How Good Are You at Successfully Failing

How Good Are You at Successfully Failing?

The philosophy of risking, failing and learning is one of the most powerful concepts to embrace in furthering yourself personally and professionally. How many times have you decided to change because you are disappointed with the current results your prospects delivered, or with your revenue or profit results, and then backed off when the psychological and/or physical discomfort of the unfamiliar set in? Loosening your hold on the status quo to strive for something better is risky business. It carries the risk of failure.

Risking is the act of letting go—letting go of something you are certain of and reaching out for something you are not sure of, but which you believe is better than what you have. In every risk situation there is an unavoidable loss, something that has to be given up in order to move forward. Success depends more on your willingness to risk than being concerned about what happens if you fail.

When you are unhappy with where you are, you should be willing to risk—risk getting out of your comfort zone and risk failure. Only by risking failure are you likely to succeed in anything. Too many people waste their lives thinking their objective is to succeed, when in reality all they are doing is avoiding failure. Furthermore, in their avoidance of failure, they have blocked their deepest creative forces within that can make their lives fulfilling, exciting and meaningful.

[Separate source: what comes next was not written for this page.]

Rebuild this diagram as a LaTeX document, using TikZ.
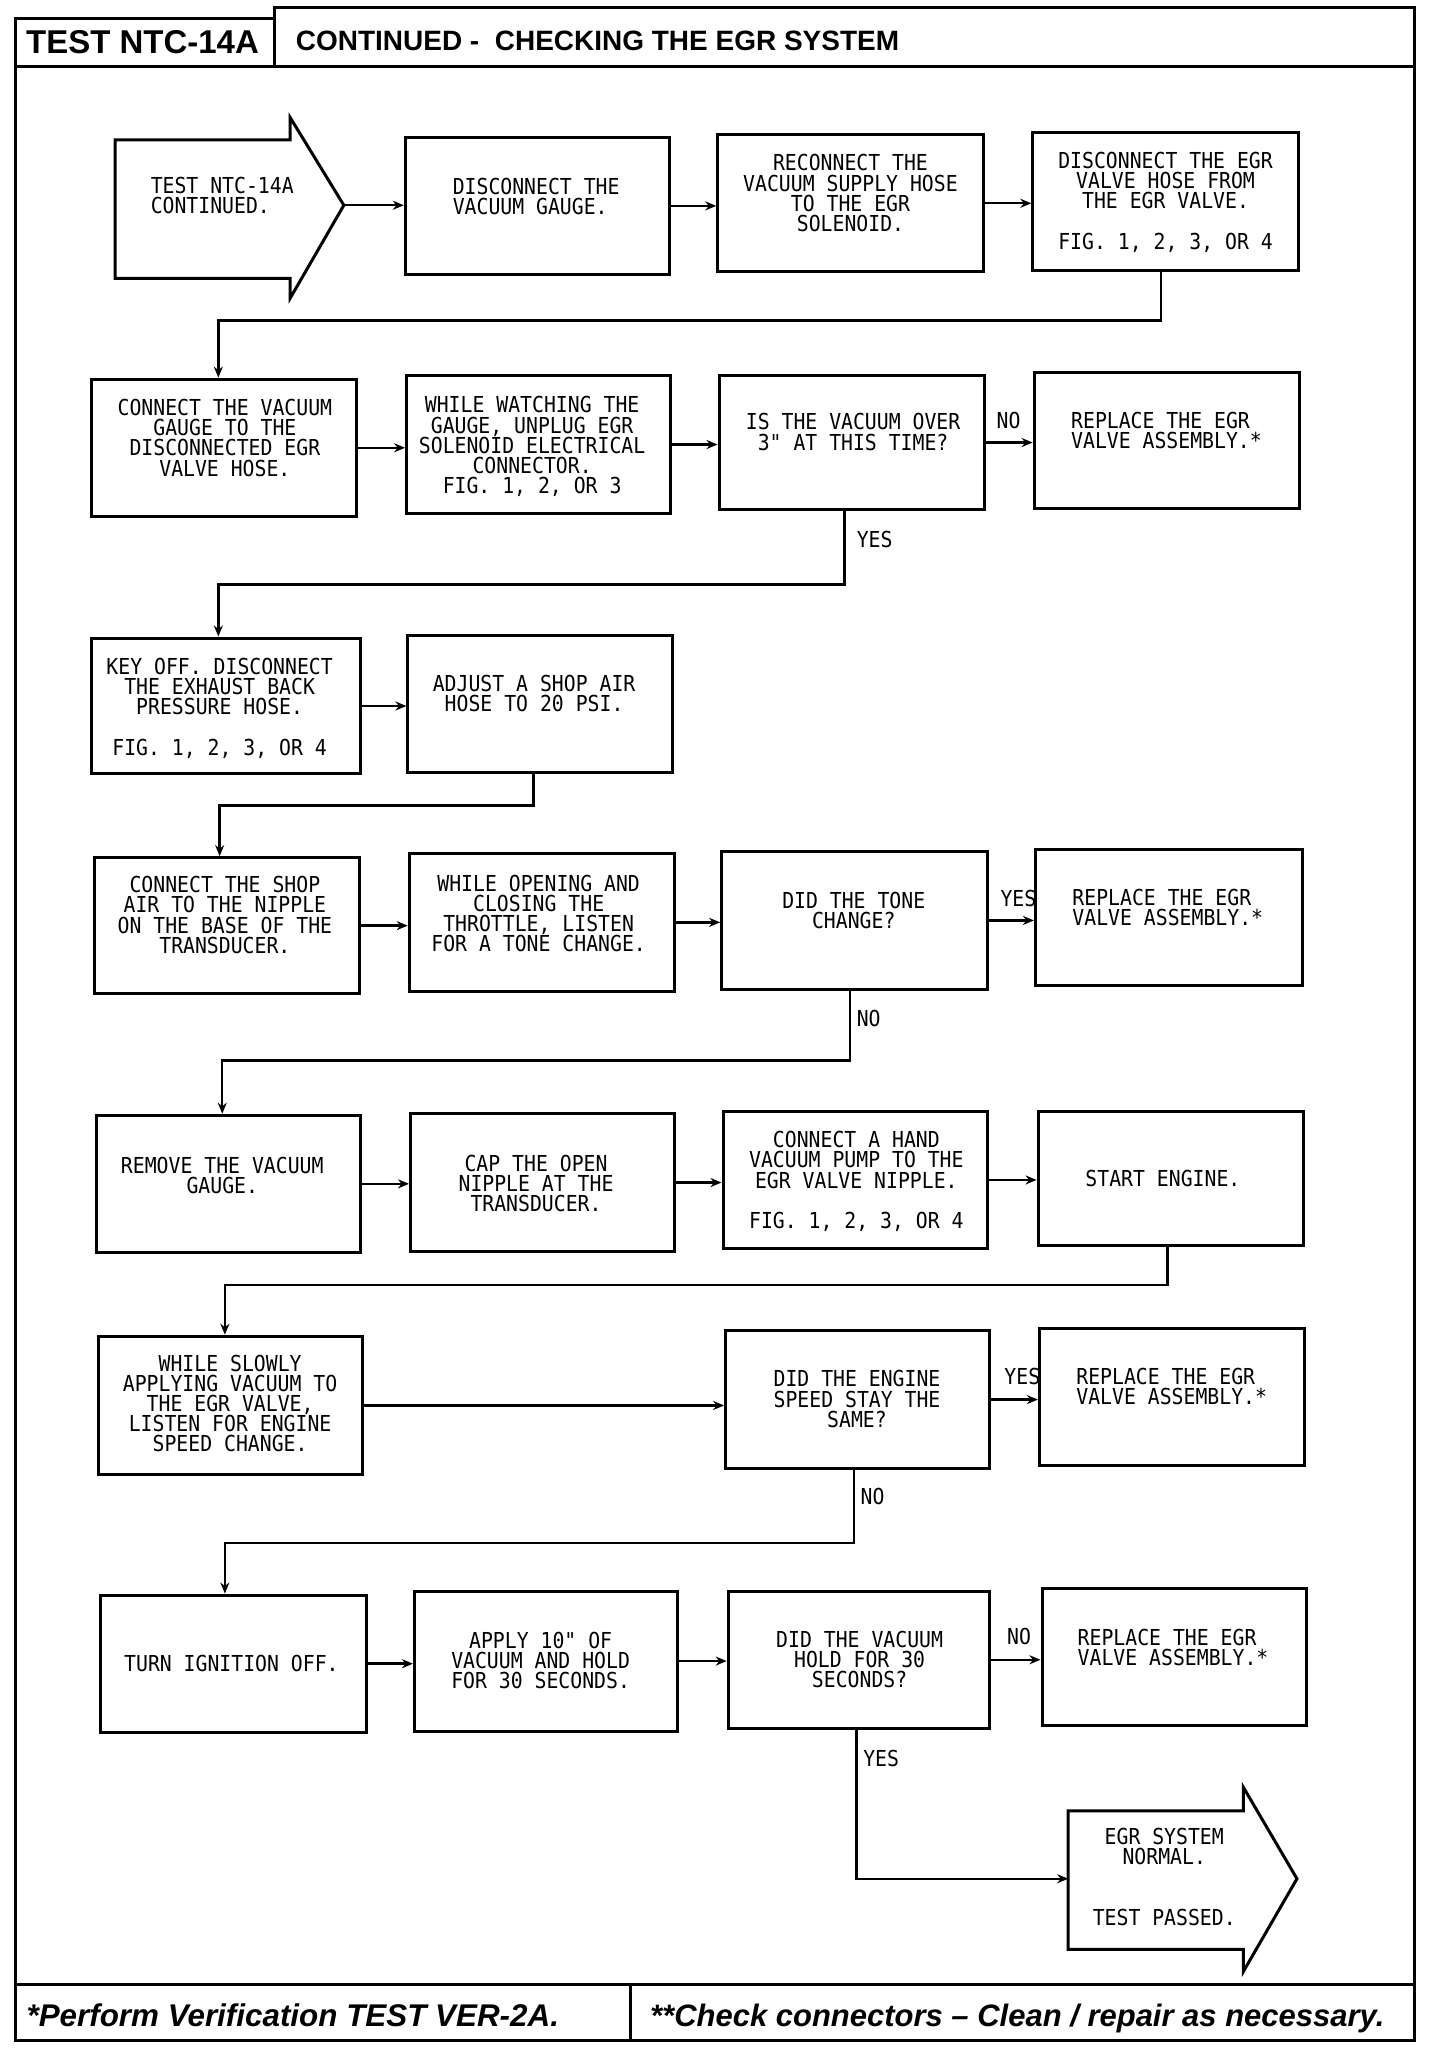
\documentclass[tikz,border=0pt]{standalone}
\usepackage{fontspec}
\setmainfont{Liberation Sans}
\newfontfamily\plotfont[FakeStretch=0.9]{DejaVu Sans Mono}
\usetikzlibrary{fit,arrows.meta}
\tikzset{
  boxst/.style={draw, line width=1.5pt, inner sep=0pt},
  txt/.style={font=\plotfont\fontsize{11}{10.1}\selectfont, align=center, inner sep=0pt, anchor=north},
  txtl/.style={txt, align=left, anchor=north west},
  lbl/.style={font=\plotfont\fontsize{11}{10.1}\selectfont, inner sep=0pt, anchor=west},
  conn/.style={line width=1.2pt},
  arr/.style={conn, -{Stealth[length=5.5pt,width=4.5pt]}},
  framest/.style={line width=1.6pt},
  headst/.style={font=\bfseries\fontsize{16.5}{18}\selectfont, inner sep=0pt},
  footst/.style={font=\bfseries\itshape\fontsize{15.7}{18}\selectfont, inner sep=0pt, anchor=base west}
}
\newcommand\mkbox[5]{\node[boxst, fit={(#2,#3) (#4,#5)}] (#1) {};}
\begin{document}
\begin{tikzpicture}[x=0.654pt,y=-0.654pt]
\useasboundingbox (0,0) rectangle (1101,1568);
% frame
\draw[framest] (12,14) -- (210,14) -- (210,6) -- (1082,6) -- (1082,1561) -- (12,1561) -- cycle;
\draw[framest] (210,6) -- (210,51);
\draw[framest] (12,51) -- (1082,51);
\draw[framest] (12,1518) -- (1082,1518);
\draw[framest] (482,1518) -- (482,1561);
\node[headst, anchor=base] (h1) at (109,41) {TEST NTC-14A};
\node[headst, anchor=base west, font=\bfseries\fontsize{14}{16}\selectfont] (h2) at (226,38.5) {CONTINUED - \ CHECKING THE EGR SYSTEM};
\node[footst] (f1) at (20,1550) {*Perform Verification TEST VER-2A.};
\node[footst, font=\bfseries\itshape\fontsize{15.5}{18}\selectfont] (f2) at (497,1550) {**Check connectors – Clean / repair as necessary.};

% start arrow
\draw[line width=1.5pt] (88,107) -- (222,107) -- (222,90) -- (263,157) -- (222,228) -- (222,213) -- (88,213) -- cycle;
\coordinate (stip) at (263,157);
\node[txtl] (t1) at (115,135) {TEST NTC-14A\\CONTINUED.};

% end arrow
\draw[line width=1.5pt] (817,1385) -- (951,1385) -- (951,1367) -- (992,1437) -- (951,1508) -- (951,1491) -- (817,1491) -- cycle;
\coordinate (ein) at (817,1437);
\node[txt] (te) at (890.5,1398) {EGR SYSTEM\\NORMAL.\\[20.2pt]TEST PASSED.};

% boxes
\mkbox{b2}{310}{105}{512}{210}
\mkbox{b3}{549}{103}{752}{208}
\mkbox{b4}{790}{101}{993}{207}
\mkbox{b5}{70}{290}{273}{395}
\mkbox{b6}{311}{287}{513}{393}
\mkbox{b7}{550}{287}{753}{390}
\mkbox{b8}{791}{285}{994}{389}
\mkbox{b9}{70}{488}{276}{592}
\mkbox{b10}{312}{486}{514}{591}
\mkbox{b11}{72}{656}{275}{760}
\mkbox{b12}{313}{653}{516}{758}
\mkbox{b13}{552}{651}{755}{757}
\mkbox{b14}{792}{650}{996}{754}
\mkbox{b15}{74}{853}{276}{958}
\mkbox{b16}{314}{852}{516}{957}
\mkbox{b17}{553}{850}{755}{955}
\mkbox{b18}{794}{850}{997}{953}
\mkbox{b19}{75}{1022}{277}{1128}
\mkbox{b20}{555}{1018}{757}{1123}
\mkbox{b21}{795}{1016}{998}{1121}
\mkbox{b22}{77}{1220}{280}{1325}
\mkbox{b23}{317}{1217}{518}{1324}
\mkbox{b24}{557}{1217}{757}{1322}
\mkbox{b25}{797}{1215}{999}{1320}

% texts
\node[txtl] (t2) at (346,136) {DISCONNECT THE\\VACUUM GAUGE.};
\node[txt] (t3) at (650.5,118) {RECONNECT THE\\VACUUM SUPPLY HOSE\\TO THE EGR\\SOLENOID.};
\node[txt] (t4) at (891.5,116) {DISCONNECT THE EGR\\VALVE HOSE FROM\\THE EGR VALVE.\\[10.1pt]FIG. 1, 2, 3, OR 4};
\node[txt] (t5) at (172,305) {CONNECT THE VACUUM\\GAUGE TO THE\\DISCONNECTED EGR\\VALVE HOSE.};
\node[txt] (t6) at (407,303) {WHILE WATCHING THE\\GAUGE, UNPLUG EGR\\SOLENOID ELECTRICAL\\CONNECTOR.\\FIG. 1, 2, OR 3};
\node[txt] (t7) at (652.5,316) {IS THE VACUUM OVER\\3" AT THIS TIME?};
\node[txtl] (t8) at (819,315) {REPLACE THE EGR\\VALVE ASSEMBLY.*};
\node[txt] (t9) at (168,503) {KEY OFF. DISCONNECT\\THE EXHAUST BACK\\PRESSURE HOSE.\\[10.1pt]FIG. 1, 2, 3, OR 4};
\node[txt] (t10) at (408.5,516) {ADJUST A SHOP AIR\\HOSE TO 20 PSI.};
\node[txt] (t11) at (172,670) {CONNECT THE SHOP\\AIR TO THE NIPPLE\\ON THE BASE OF THE\\TRANSDUCER.};
\node[txt] (t12) at (412,669) {WHILE OPENING AND\\CLOSING THE\\THROTTLE, LISTEN\\FOR A TONE CHANGE.};
\node[txt] (t13) at (653,682) {DID THE TONE\\CHANGE?};
\node[txtl] (t14) at (820,680) {REPLACE THE EGR\\VALVE ASSEMBLY.*};
\node[txt] (t15) at (170,885) {REMOVE THE VACUUM\\GAUGE.};
\node[txt] (t16) at (410,883) {CAP THE OPEN\\NIPPLE AT THE\\TRANSDUCER.};
\node[txt] (t17) at (655,865) {CONNECT A HAND\\VACUUM PUMP TO THE\\EGR VALVE NIPPLE.\\[10.1pt]FIG. 1, 2, 3, OR 4};
\node[txt] (t18) at (889.5,895) {START ENGINE.};
\node[txt] (t19) at (176,1036) {WHILE SLOWLY\\APPLYING VACUUM TO\\THE EGR VALVE,\\LISTEN FOR ENGINE\\SPEED CHANGE.};
\node[txt] (t20) at (655.5,1048) {DID THE ENGINE\\SPEED STAY THE\\SAME?};
\node[txtl] (t21) at (823,1046) {REPLACE THE EGR\\VALVE ASSEMBLY.*};
\node[txt] (t22) at (177,1266) {TURN IGNITION OFF.};
\node[txt] (t23) at (413.5,1248) {APPLY 10" OF\\VACUUM AND HOLD\\FOR 30 SECONDS.};
\node[txt] (t24) at (657.5,1247) {DID THE VACUUM\\HOLD FOR 30\\SECONDS?};
\node[txtl] (t25) at (824,1246) {REPLACE THE EGR\\VALVE ASSEMBLY.*};

% labels
\node[lbl] (l1) at (762,322) {NO};
\node[lbl] (l2) at (655,413) {YES};
\node[lbl] (l3) at (765,687) {YES};
\node[lbl] (l4) at (655,779) {NO};
\node[lbl] (l5) at (768,1053) {YES};
\node[lbl] (l6) at (658,1145) {NO};
\node[lbl] (l7) at (770,1252) {NO};
\node[lbl] (l8) at (660,1345) {YES};

% horizontal connectors
\draw[arr] (stip) -- (stip -| b2.west);
\draw[arr] (b2.east) -- (b2.east -| b3.west);
\draw[arr] (b3.east) -- (b3.east -| b4.west);
\draw[arr] (b5.east) -- (b5.east -| b6.west);
\draw[arr] (b6.east) -- (b6.east -| b7.west);
\draw[arr] (b7.east) -- (b7.east -| b8.west);
\draw[arr] (b9.east) -- (b9.east -| b10.west);
\draw[arr] (b11.east) -- (b11.east -| b12.west);
\draw[arr] (b12.east) -- (b12.east -| b13.west);
\draw[arr] (b13.east) -- (b13.east -| b14.west);
\draw[arr] (b15.east) -- (b15.east -| b16.west);
\draw[arr] (b16.east) -- (b16.east -| b17.west);
\draw[arr] (b17.east) -- (b17.east -| b18.west);
\draw[arr] (b19.east) -- (b19.east -| b20.west);
\draw[arr] (b20.east) -- (b20.east -| b21.west);
\draw[arr] (b22.east) -- (b22.east -| b23.west);
\draw[arr] (b23.east) -- (b23.east -| b24.west);
\draw[arr] (b24.east) -- (b24.east -| b25.west);

% routed connectors
\coordinate (k1a) at (888,245); \coordinate (k1b) at (167,245);
\draw[arr] (b4.south -| k1a) -- (k1a) -- (k1b) -- (k1b |- b5.north);
\coordinate (k2a) at (646,447); \coordinate (k2b) at (167,447);
\draw[arr] (b7.south -| k2a) -- (k2a) -- (k2b) -- (k2b |- b9.north);
\coordinate (k3a) at (408,616); \coordinate (k3b) at (168,616);
\draw[arr] (b10.south -| k3a) -- (k3a) -- (k3b) -- (k3b |- b11.north);
\coordinate (k4a) at (650,811); \coordinate (k4b) at (170,811);
\draw[arr] (b13.south -| k4a) -- (k4a) -- (k4b) -- (k4b |- b15.north);
\coordinate (k5a) at (893,983); \coordinate (k5b) at (172,983);
\draw[arr] (b18.south -| k5a) -- (k5a) -- (k5b) -- (k5b |- b19.north);
\coordinate (k6a) at (653,1180); \coordinate (k6b) at (172,1180);
\draw[arr] (b20.south -| k6a) -- (k6a) -- (k6b) -- (k6b |- b22.north);
\coordinate (k7a) at (655,1437);
\draw[arr] (b24.south -| k7a) -- (k7a) -- (ein);
\end{tikzpicture}
\end{document}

The learning part of failure is quite obvious. Every failure represents a lesson. Every failure adds another level of experiential wisdom. Consider this: the most successful Business Development Professionals have failed more than anyone who is a true failure thought possible. Success and failure are deeply intertwined. As former U.S. Secretary of State and Chairman of the Joint Chiefs of Staff Colin Powell once said, “There are no secrets to success. It is the result of preparation, hard work and learning from failure.”

Are you ready to risk failure? Are you prepared to fail your way into success? How good are you at successfully failing?